§ **Task description**
Skip all pictures, then copy the lines from the start of the data through the line with "const glycolysisTicks = [2, 1, 0, -1, -2, -3];", keeping both ends.

§ **Dataset content**
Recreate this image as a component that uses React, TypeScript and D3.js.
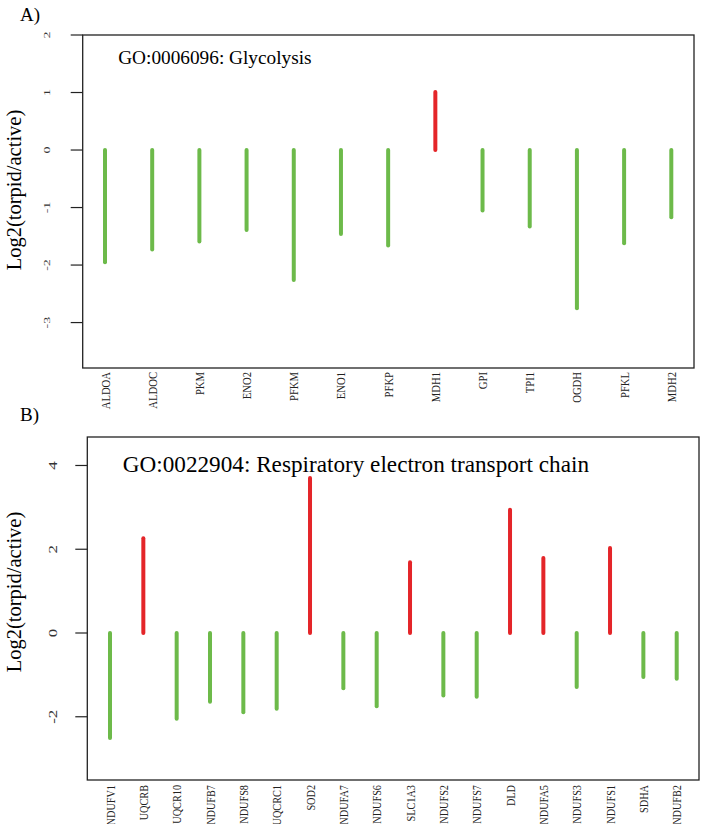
import React from "react";
import * as d3 from "d3";

// ---- Data ----
const glycolysisGenes = ["ALDOA", "ALDOC", "PKM", "ENO2", "PFKM", "ENO1", "PFKP", "MDH1", "GPI", "TPI1", "OGDH", "PFKL", "MDH2"];
const glycolysisValues = [-1.95, -1.73, -1.59, -1.39, -2.26, -1.46, -1.66, 1.01, -1.05, -1.33, -2.75, -1.62, -1.17];
const glycolysisTicks = [2, 1, 0, -1, -2, -3];

const respGenes = ["NDUFV1", "UQCRB", "UQCR10", "NDUFB7", "NDUFS8", "UQCRC1", "SOD2", "NDUFA7", "NDUFS6", "SLC1A3", "NDUFS2", "NDUFS7", "DLD", "NDUFA5", "NDUFS3", "NDUFS1", "SDHA", "NDUFB2"];
const respValues = [-2.51, 2.26, -2.05, -1.64, -1.89, -1.81, 3.70, -1.32, -1.75, 1.69, -1.49, -1.52, 2.94, 1.79, -1.29, 2.03, -1.05, -1.09];
const respTicks = [4, 2, 0, -2];

const yLabel = "Log2(torpid/active)";
const titleA = "GO:0006096: Glycolysis";
const titleB = "GO:0022904: Respiratory electron transport chain";

const UP = "#E42529";
const DOWN = "#6DBA4A";
const FONT = "'Liberation Serif', 'Times New Roman', serif";

type PanelProps = {
  genes: string[];
  values: number[];
  ticks: number[];
  title: string;
  letter: string;
  box: { left: number; right: number; top: number; bottom: number };
  domain: [number, number];
  xInset: [number, number];
  titleSize: number;
  titleY: number;
  letterY: number;
  yLabelCenter: number;
  tickFont: number;
  tickScale: number;
  tickLabelX: number;
  xLabelTop: number;
  xLabelFont: number;
};

function Panel(p: PanelProps) {
  const { box } = p;
  const y = d3.scaleLinear().domain(p.domain).range([box.bottom, box.top]);
  const x = d3
    .scalePoint<string>()
    .domain(p.genes)
    .range([box.left + p.xInset[0], box.right - p.xInset[1]]);
  return (
    <g>
      <text x={20} y={p.letterY} fontFamily={FONT} fontSize={19} fill="#000">
        {p.letter}
      </text>
      <rect
        x={box.left}
        y={box.top}
        width={box.right - box.left}
        height={box.bottom - box.top}
        fill="none"
        stroke="#222"
        strokeWidth={1.3}
      />
      {p.ticks.map((t) => (
        <g key={t}>
          <line x1={box.left - 12} x2={box.left} y1={y(t)} y2={y(t)} stroke="#222" strokeWidth={1.2} />
          <text
            transform={`translate(${p.tickLabelX},${y(t)}) rotate(-90) scale(1,${p.tickScale})`}
            textAnchor="middle"
            fontFamily={FONT}
            fontSize={p.tickFont}
            fill="#333"
          >
            {String(t)}
          </text>
        </g>
      ))}
      <text
        transform={`translate(21,${p.yLabelCenter}) rotate(-90)`}
        textAnchor="middle"
        fontFamily={FONT}
        fontSize={20.5}
        fill="#000"
      >
        {yLabel}
      </text>
      <text x={box.left + 35.5} y={p.titleY} fontFamily={FONT} fontSize={p.titleSize} fill="#000">
        {p.title}
      </text>
      {p.genes.map((g, i) => (
        <line
          key={g}
          x1={x(g)!}
          x2={x(g)!}
          y1={y(0)}
          y2={y(p.values[i])}
          stroke={p.values[i] > 0 ? UP : DOWN}
          strokeWidth={4}
          strokeLinecap="round"
        />
      ))}
      {p.genes.map((g) => (
        <text
          key={"l" + g}
          transform={`translate(${x(g)! + 4.5},${p.xLabelTop}) rotate(-90) scale(0.82,1)`}
          textAnchor="end"
          fontFamily={FONT}
          fontSize={p.xLabelFont}
          fill="#222"
        >
          {g}
        </text>
      ))}
    </g>
  );
}

export default function App() {
  return (
    <svg
      width={704}
      height={824}
      viewBox="0 0 704 824"
      style={{ position: "absolute", left: 0, top: 0, background: "#fff" }}
    >
      <rect x={0} y={0} width={704} height={824} fill="#fff" />
      <Panel
        genes={glycolysisGenes}
        values={glycolysisValues}
        ticks={glycolysisTicks}
        title={titleA}
        letter="A)"
        box={{ left: 82.7, right: 694, top: 35, bottom: 368 }}
        domain={[-3.79, 2]}
        xInset={[22.3, 22.7]}
        titleSize={19.3}
        titleY={64}
        letterY={21}
        yLabelCenter={190}
        tickFont={14}
        tickScale={0.6}
        tickLabelX={50}
        xLabelTop={372}
        xLabelFont={13}
      />
      <Panel
        genes={respGenes}
        values={respValues}
        ticks={respTicks}
        title={titleB}
        letter="B)"
        box={{ left: 87.3, right: 699, top: 437, bottom: 780 }}
        domain={[-3.51, 4.68]}
        xInset={[22.7, 22.3]}
        titleSize={23.2}
        titleY={472}
        letterY={421}
        yLabelCenter={592}
        tickFont={17}
        tickScale={0.7}
        tickLabelX={57}
        xLabelTop={785}
        xLabelFont={12.5}
      />
    </svg>
  );
}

§ **Reply**
Recreate this image as a component that uses React, TypeScript and D3.js.
import React from "react";
import * as d3 from "d3";

// ---- Data ----
const glycolysisGenes = ["ALDOA", "ALDOC", "PKM", "ENO2", "PFKM", "ENO1", "PFKP", "MDH1", "GPI", "TPI1", "OGDH", "PFKL", "MDH2"];
const glycolysisValues = [-1.95, -1.73, -1.59, -1.39, -2.26, -1.46, -1.66, 1.01, -1.05, -1.33, -2.75, -1.62, -1.17];
const glycolysisTicks = [2, 1, 0, -1, -2, -3];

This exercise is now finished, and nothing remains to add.